> _What is needed_: Everything from the first line of the data below through the line that contains "ReferenceLine, ReferenceDot, Label" should be written out exactly, please, and nothing more; the pictures stay out.

> _Material provided_:
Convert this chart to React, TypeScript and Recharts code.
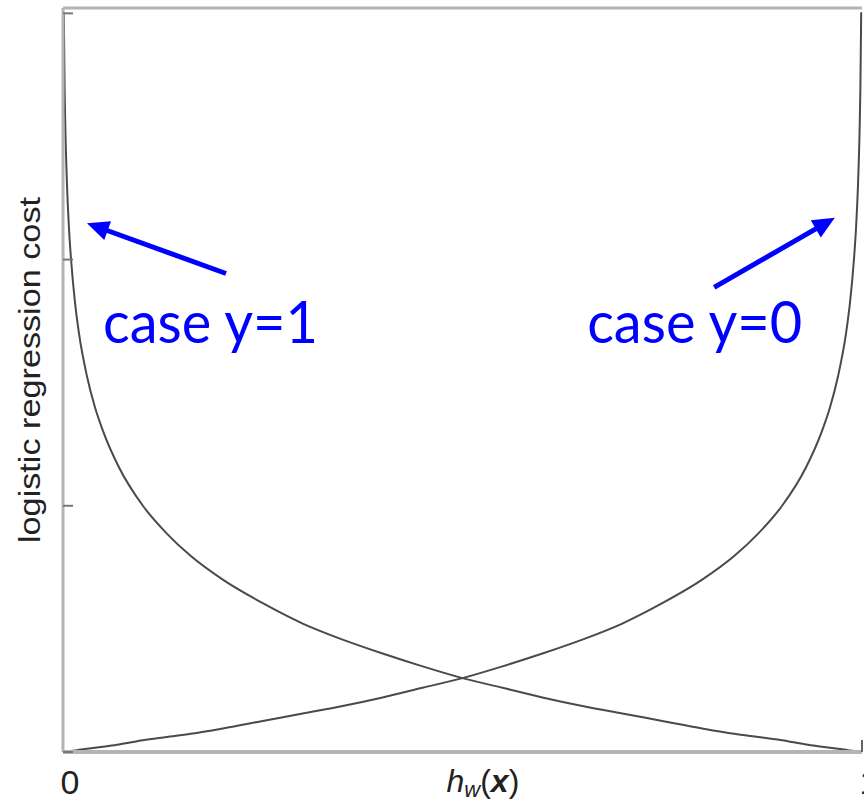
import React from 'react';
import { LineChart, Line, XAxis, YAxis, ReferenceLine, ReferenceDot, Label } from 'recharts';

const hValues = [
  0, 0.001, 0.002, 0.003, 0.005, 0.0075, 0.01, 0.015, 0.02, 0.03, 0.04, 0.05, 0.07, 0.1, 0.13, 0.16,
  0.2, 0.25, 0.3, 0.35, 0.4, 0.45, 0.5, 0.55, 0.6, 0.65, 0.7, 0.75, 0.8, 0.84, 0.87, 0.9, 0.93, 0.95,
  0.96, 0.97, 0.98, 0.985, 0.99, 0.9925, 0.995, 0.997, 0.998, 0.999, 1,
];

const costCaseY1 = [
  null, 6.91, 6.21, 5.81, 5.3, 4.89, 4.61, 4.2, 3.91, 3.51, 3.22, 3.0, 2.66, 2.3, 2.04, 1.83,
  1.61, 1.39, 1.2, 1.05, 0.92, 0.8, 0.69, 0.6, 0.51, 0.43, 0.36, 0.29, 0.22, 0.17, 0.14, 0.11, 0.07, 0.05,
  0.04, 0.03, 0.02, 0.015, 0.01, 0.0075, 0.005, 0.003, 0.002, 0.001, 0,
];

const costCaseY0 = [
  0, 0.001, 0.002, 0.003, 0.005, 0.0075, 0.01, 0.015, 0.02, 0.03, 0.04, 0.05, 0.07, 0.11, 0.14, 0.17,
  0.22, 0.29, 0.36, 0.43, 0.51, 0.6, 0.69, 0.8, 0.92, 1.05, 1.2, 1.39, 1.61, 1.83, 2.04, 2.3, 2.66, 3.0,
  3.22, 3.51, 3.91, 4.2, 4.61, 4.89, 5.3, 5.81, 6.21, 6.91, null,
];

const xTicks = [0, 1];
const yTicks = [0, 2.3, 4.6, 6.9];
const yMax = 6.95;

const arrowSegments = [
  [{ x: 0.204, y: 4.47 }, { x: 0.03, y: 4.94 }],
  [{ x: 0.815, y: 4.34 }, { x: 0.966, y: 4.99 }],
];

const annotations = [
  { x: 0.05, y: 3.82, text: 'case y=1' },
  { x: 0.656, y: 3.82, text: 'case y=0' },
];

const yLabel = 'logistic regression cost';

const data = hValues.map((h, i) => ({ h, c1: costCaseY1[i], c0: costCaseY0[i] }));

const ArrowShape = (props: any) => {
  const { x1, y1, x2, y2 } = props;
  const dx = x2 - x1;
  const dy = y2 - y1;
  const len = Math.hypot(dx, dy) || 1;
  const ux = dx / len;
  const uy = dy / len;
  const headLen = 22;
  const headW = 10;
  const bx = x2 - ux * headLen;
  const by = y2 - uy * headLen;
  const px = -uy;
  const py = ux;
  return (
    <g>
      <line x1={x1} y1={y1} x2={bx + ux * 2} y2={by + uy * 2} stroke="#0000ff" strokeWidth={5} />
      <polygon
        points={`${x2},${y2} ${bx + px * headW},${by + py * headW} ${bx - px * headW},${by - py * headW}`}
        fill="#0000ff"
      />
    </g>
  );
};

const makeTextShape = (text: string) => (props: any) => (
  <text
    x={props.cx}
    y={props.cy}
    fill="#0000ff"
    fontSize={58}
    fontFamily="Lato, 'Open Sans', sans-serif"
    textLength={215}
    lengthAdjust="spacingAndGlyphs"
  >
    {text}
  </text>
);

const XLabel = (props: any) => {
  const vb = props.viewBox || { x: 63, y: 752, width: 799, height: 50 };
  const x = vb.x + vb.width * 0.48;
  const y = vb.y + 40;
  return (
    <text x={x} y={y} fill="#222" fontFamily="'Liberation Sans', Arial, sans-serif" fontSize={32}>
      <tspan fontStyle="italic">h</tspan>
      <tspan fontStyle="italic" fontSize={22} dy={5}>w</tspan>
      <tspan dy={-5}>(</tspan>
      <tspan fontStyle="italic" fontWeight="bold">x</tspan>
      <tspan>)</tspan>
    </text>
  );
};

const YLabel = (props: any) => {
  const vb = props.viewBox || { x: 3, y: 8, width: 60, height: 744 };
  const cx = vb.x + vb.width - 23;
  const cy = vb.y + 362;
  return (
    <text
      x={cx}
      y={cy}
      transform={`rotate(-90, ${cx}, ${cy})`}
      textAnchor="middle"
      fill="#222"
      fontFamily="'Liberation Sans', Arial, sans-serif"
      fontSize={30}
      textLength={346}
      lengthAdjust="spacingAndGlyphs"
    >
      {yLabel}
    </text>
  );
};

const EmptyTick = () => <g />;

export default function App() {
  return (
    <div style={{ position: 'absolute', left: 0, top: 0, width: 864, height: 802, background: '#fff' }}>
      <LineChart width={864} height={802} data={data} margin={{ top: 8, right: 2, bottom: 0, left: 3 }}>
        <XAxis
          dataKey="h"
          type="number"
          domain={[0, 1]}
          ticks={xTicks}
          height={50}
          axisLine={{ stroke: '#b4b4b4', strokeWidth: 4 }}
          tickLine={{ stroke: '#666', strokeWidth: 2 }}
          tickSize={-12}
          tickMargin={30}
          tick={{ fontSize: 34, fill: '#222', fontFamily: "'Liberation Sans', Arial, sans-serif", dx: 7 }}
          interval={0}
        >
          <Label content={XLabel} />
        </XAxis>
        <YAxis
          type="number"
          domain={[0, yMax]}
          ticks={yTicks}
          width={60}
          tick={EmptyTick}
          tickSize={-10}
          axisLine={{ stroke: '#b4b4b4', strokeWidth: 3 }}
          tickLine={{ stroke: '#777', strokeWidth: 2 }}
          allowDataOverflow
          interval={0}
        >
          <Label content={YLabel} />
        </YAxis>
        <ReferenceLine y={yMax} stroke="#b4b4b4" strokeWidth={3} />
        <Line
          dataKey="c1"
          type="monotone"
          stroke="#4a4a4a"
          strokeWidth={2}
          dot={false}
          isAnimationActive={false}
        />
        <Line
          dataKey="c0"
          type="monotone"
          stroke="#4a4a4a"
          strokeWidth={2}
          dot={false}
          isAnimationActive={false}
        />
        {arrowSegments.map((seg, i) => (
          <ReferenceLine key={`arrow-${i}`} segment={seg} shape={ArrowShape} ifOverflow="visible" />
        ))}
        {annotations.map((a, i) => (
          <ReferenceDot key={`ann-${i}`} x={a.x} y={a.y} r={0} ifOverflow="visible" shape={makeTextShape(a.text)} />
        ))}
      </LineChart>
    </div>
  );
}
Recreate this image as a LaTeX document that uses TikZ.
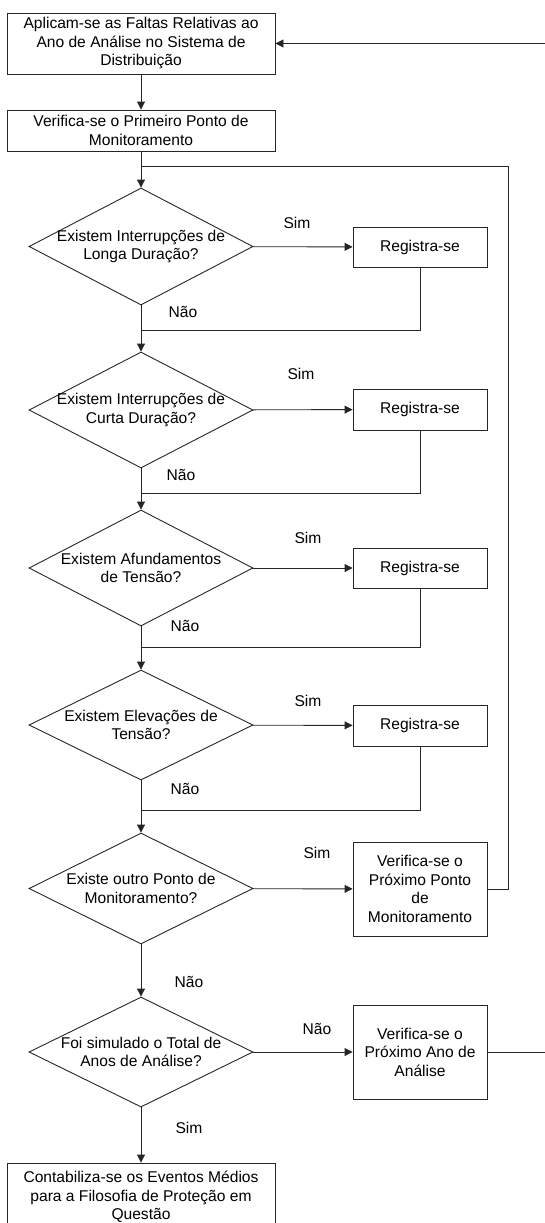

> _Output for this exercise_:
Convert this chart to React, TypeScript and Recharts code.
import React from 'react';
import { LineChart, Line, XAxis, YAxis, ReferenceLine, ReferenceDot, Label } from 'recharts';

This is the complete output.